The 900-year-old Jedi laureate does not, upon first glance, look like anything special. He’s just that funny little Muppet who can’t string a sentence together and is making the kids laugh. But Yoda is so much more than that. He might articulate his wisdom with incorrect grammar, but it’s still some of the wisest stuff you’ll ever hear: “Do or do not; there is no try” etc. And your heart is made of stone if you didn’t start to tear up when Yoda dies in Return of the Jedi. Yoda trained Luke Skywalker to use the Force, and that ended up saving the galaxy from the evil Empire’s rule.

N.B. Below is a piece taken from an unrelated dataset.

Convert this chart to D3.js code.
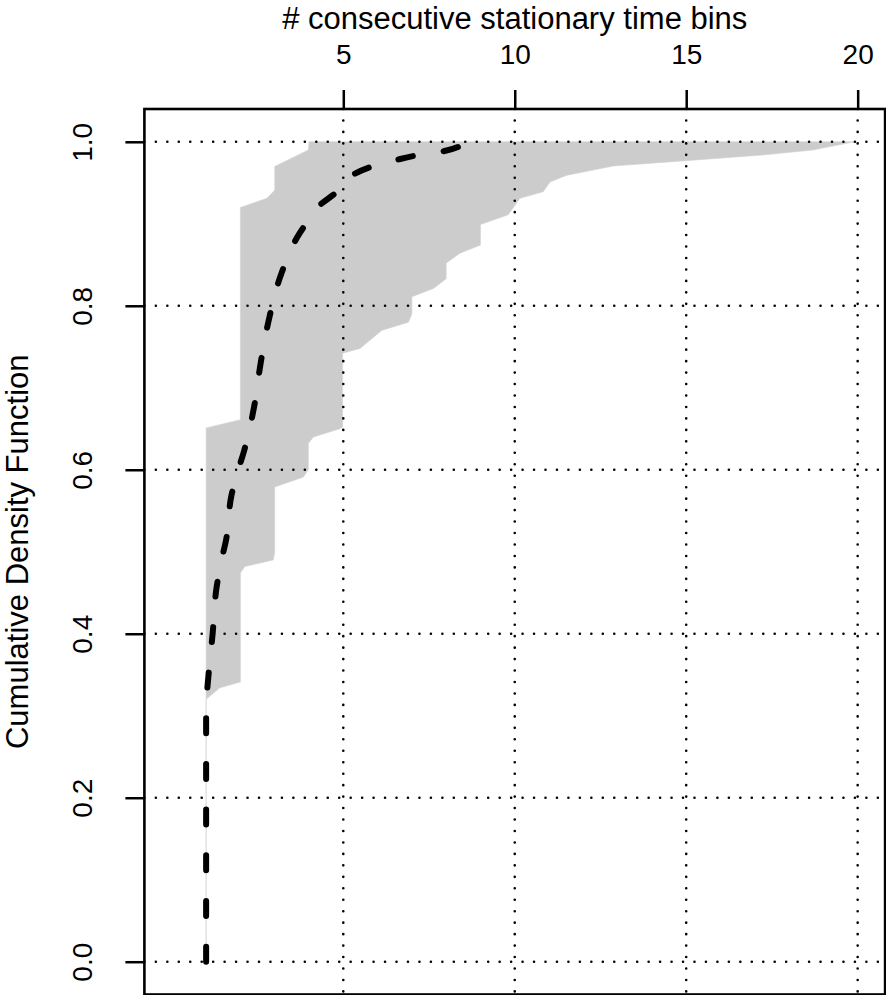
<!DOCTYPE html>
<html>
<head>
<meta charset="utf-8">
<script src="https://cdn.jsdelivr.net/npm/d3@7"></script>
<style>
    body { margin: 0; background: white; }
    text { font-family: "Liberation Sans", Arial, Helvetica, sans-serif; fill: black; }
</style>
</head>
<body>
<div id="chart"></div>
<script>
// tick values
const xTicks = [5, 10, 15, 20]
const yTicks = [0, 0.2, 0.4, 0.6, 0.8, 1.0]

// mean cdf (dashed line)
const cdfX = [1, 1, 1.06, 1.19, 1.3, 1.45, 1.58, 1.74, 1.9, 2.1, 2.4, 2.59, 2.84, 3.2, 3.72, 4.0, 4.32, 4.76, 5.25, 5.78, 6.56, 7.09, 7.87, 8.5]
const cdfY = [0, 0.31, 0.345, 0.4, 0.455, 0.49, 0.514, 0.569, 0.595, 0.622, 0.677, 0.73, 0.785, 0.84, 0.888, 0.905, 0.923, 0.937, 0.959, 0.969, 0.978, 0.983, 0.988, 0.997]

// min / max envelope (grey band)
const bandLeftX = [1, 1, 1, 2, 2, 2.77, 3, 3, 3.98, 4]
const bandLeftY = [0, 0.32, 0.651, 0.661, 0.92, 0.931, 0.941, 0.97, 0.99, 1.0]
const bandRightX = [1, 1, 1.4, 2, 2, 2.13, 2.96, 3, 3, 3.83, 3.98, 3.98, 4.13, 4.9, 4.98, 4.98, 5.49, 6.12, 6.9, 7.0, 7.0, 7.63, 8.0, 8.0, 8.4, 9.0, 9.0, 9.81, 10.15, 10.83, 11.03, 11.5, 12.88, 15.0, 17.25, 18.7, 19.9]
const bandRightY = [0, 0.32, 0.334, 0.341, 0.474, 0.482, 0.49, 0.50, 0.579, 0.591, 0.60, 0.632, 0.64, 0.65, 0.652, 0.742, 0.748, 0.77, 0.78, 0.79, 0.811, 0.821, 0.833, 0.852, 0.864, 0.874, 0.899, 0.911, 0.931, 0.939, 0.951, 0.959, 0.9705, 0.977, 0.984, 0.99, 1.0]

const xLabel = "# consecutive stationary time bins"
const yLabel = "Cumulative Density Function"

class CdfChart{

    constructor(){
        this.width = 886
        this.height = 995
        this.box = {left: 144.4, right: 885.1, top: 109, bottom: 994.5}

        this.x = d3.scaleLinear()
            .domain([-0.8, 20.8])
            .range([this.box.left, this.box.right])
        this.y = d3.scaleLinear()
            .domain([-0.04, 1.04])
            .range([this.box.bottom, this.box.top])

        this.svg = d3.select("#chart")
            .append("svg")
            .attr("width", this.width)
            .attr("height", this.height)
    }

    drawBand(){
        let pts = bandLeftX.map((d, i) => [d, bandLeftY[i]])
        let right = bandRightX.map((d, i) => [d, bandRightY[i]]).reverse()
        pts = pts.concat(right)

        let line = d3.line()
            .x(d => this.x(d[0]))
            .y(d => this.y(d[1]))

        this.svg.append("path")
            .attr("id", "band")
            .attr("d", line(pts) + "Z")
            .attr("fill", "#cccccc")
            .attr("stroke", "#d4d4d4")
            .attr("stroke-width", 0.6)
    }

    drawGrid(){
        this.svg.selectAll(".hgrid")
            .data(yTicks)
            .enter()
            .append("line")
            .attr("class", "hgrid")
            .attr("x1", this.box.left)
            .attr("x2", this.box.right)
            .attr("y1", d => this.y(d))
            .attr("y2", d => this.y(d))
            .attr("stroke", "black")
            .attr("stroke-width", 2.6)
            .attr("stroke-linecap", "round")
            .attr("stroke-dasharray", "0.01 11.45")

        this.svg.selectAll(".vgrid")
            .data(xTicks)
            .enter()
            .append("line")
            .attr("class", "vgrid")
            .attr("x1", d => this.x(d))
            .attr("x2", d => this.x(d))
            .attr("y1", this.box.top)
            .attr("y2", this.box.bottom)
            .attr("stroke", "black")
            .attr("stroke-width", 2.6)
            .attr("stroke-linecap", "round")
            .attr("stroke-dasharray", "0.01 11.45")
    }

    drawCdf(){
        let pts = cdfX.map((d, i) => [d, cdfY[i]])
        let line = d3.line()
            .x(d => this.x(d[0]))
            .y(d => this.y(d[1]))
            .curve(d3.curveMonotoneY)

        this.svg.append("path")
            .attr("id", "cdf")
            .attr("d", line(pts))
            .attr("fill", "none")
            .attr("stroke", "black")
            .attr("stroke-width", 6)
            .attr("stroke-linecap", "round")
            .attr("stroke-dasharray", "15 30.7")
    }

    drawAxes(){
        let xAxis = d3.axisTop(this.x)
            .tickValues(xTicks)
            .tickSize(19)
            .tickPadding(26)
        let gx = this.svg.append("g")
            .attr("transform", "translate(0," + this.box.top + ")")
            .call(xAxis)
        gx.select(".domain").remove()
        gx.selectAll(".tick line").attr("stroke", "black").attr("stroke-width", 2.5)
        gx.selectAll(".tick text")
            .attr("font-size", "28px")
            .attr("font-family", null)

        let yAxis = d3.axisLeft(this.y)
            .tickValues(yTicks)
            .tickFormat(d3.format(".1f"))
            .tickSize(19)
        let gy = this.svg.append("g")
            .attr("transform", "translate(" + this.box.left + ",0)")
            .call(yAxis)
        gy.select(".domain").remove()
        gy.selectAll(".tick line").attr("stroke", "black").attr("stroke-width", 2.5)
        gy.selectAll(".tick text")
            .attr("font-size", "28px")
            .attr("font-family", null)
            .attr("text-anchor", "middle")
            .attr("x", 0)
            .attr("y", -52)
            .attr("dy", null)
            .attr("transform", "rotate(-90)")

        // frame round the plot region
        this.svg.append("rect")
            .attr("x", this.box.left)
            .attr("y", this.box.top)
            .attr("width", this.box.right - this.box.left)
            .attr("height", this.box.bottom - this.box.top)
            .attr("fill", "none")
            .attr("stroke", "black")
            .attr("stroke-width", 2.6)

        this.svg.append("text")
            .attr("x", (this.box.left + this.box.right) / 2)
            .attr("y", 29)
            .attr("text-anchor", "middle")
            .attr("font-size", "31px")
            .text(xLabel)

        this.svg.append("text")
            .attr("transform", "translate(28," + ((this.box.top + this.box.bottom) / 2) + ")rotate(-90)")
            .attr("text-anchor", "middle")
            .attr("font-size", "31px")
            .text(yLabel)
    }

    draw(){
        this.drawBand()
        this.drawGrid()
        this.drawCdf()
        this.drawAxes()
    }
}

let chart = new CdfChart()
chart.draw()
</script>
</body>
</html>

So thanks for that, Yoda. He’s the Grand Master of the Jedi Order, (which is a title that, in case you can’t guess, carries quite a bit of weight), and his species is unknown, which just adds to his awesomeness. He stands alone, head and shoulders above the rest (which is ironic, since he’s two feet tall). Oh, and he’s also freaking adorable.
2. Han Solo
Han Solo is the coolest son of a bitch in the galaxy. Ever since he was introduced into theaters in 1977, every wide-eyed kid watching the Star Wars movies has wanted to be him. On the surface, he seems like a brash, loud-mouthed, lovable jerk, but there’s more depth to him than that. In George Lucas’ words, Han is “a loner who realizes the importance of being part of a group and helping for the common good,” and his likability is only helped by the ever-charming Harrison Ford. From his first appearance in A New Hope to his tragic final appearance in The Force Awakens, we saw Han transform from a selfish, uncaring lone rider to a sympathetic hero. He fell in love with Princess Leia. When we first met Han, he wasn’t the kind of guy who would fall in love. He was originally a green-skinned alien Jedi with gills, but thank God Lucas decided to turn him into a “tough James Dean-style star pilot,” because he created an idol for kids of generations to look up to. In 2015’s The Force Awakens, he was given a beautifully heart-breaking send-off, as he was struck down by his own son. He’ll always have a place in cinematic history.
1. Darth Vader
When you think of iconic movie villains, who springs to mind? Darth Vader, the most iconic of them all! But there’s more to him than that. Vader isn’t just a bad guy who shows no mercy. He has depth. Endlessly quotable and the model for all villains to come in popular culture, Vader was (unlike almost every other character in the saga) depicted almost exactly the same in the original screenplay draft as he was in the final film. George Lucas clearly knew exactly what he wanted from his bad guy to end all bad guys. Lucas added dimensions that you don’t normally get in big, clear-cut, fairy tale genre movies. He wasn’t just a two-dimensional villain chasing young hero Luke Skywalker – he was his father! And as crappy as the prequels are, the narrative journey of Anakin Skywalker is a fascinating one. It’s like an intergalactic Breaking Bad, the tale of a hero who becomes the villain. Anakin was a bright-eyed kid building a podracer and a protocol droid. Then he was a noble Jedi warrior under the tutelage of Obi-Wan Kenobi. Then he was led into the Dark Side by Emperor Palpatine. And then, at the end of Return of the Jedi, he gets a bit of redemption. Even the most evil being in the galaxy has an inherently good heart – he was simply misguided and manipulated. This is a perfect ending for the character and has led many scholars to view him as a “tragic hero.”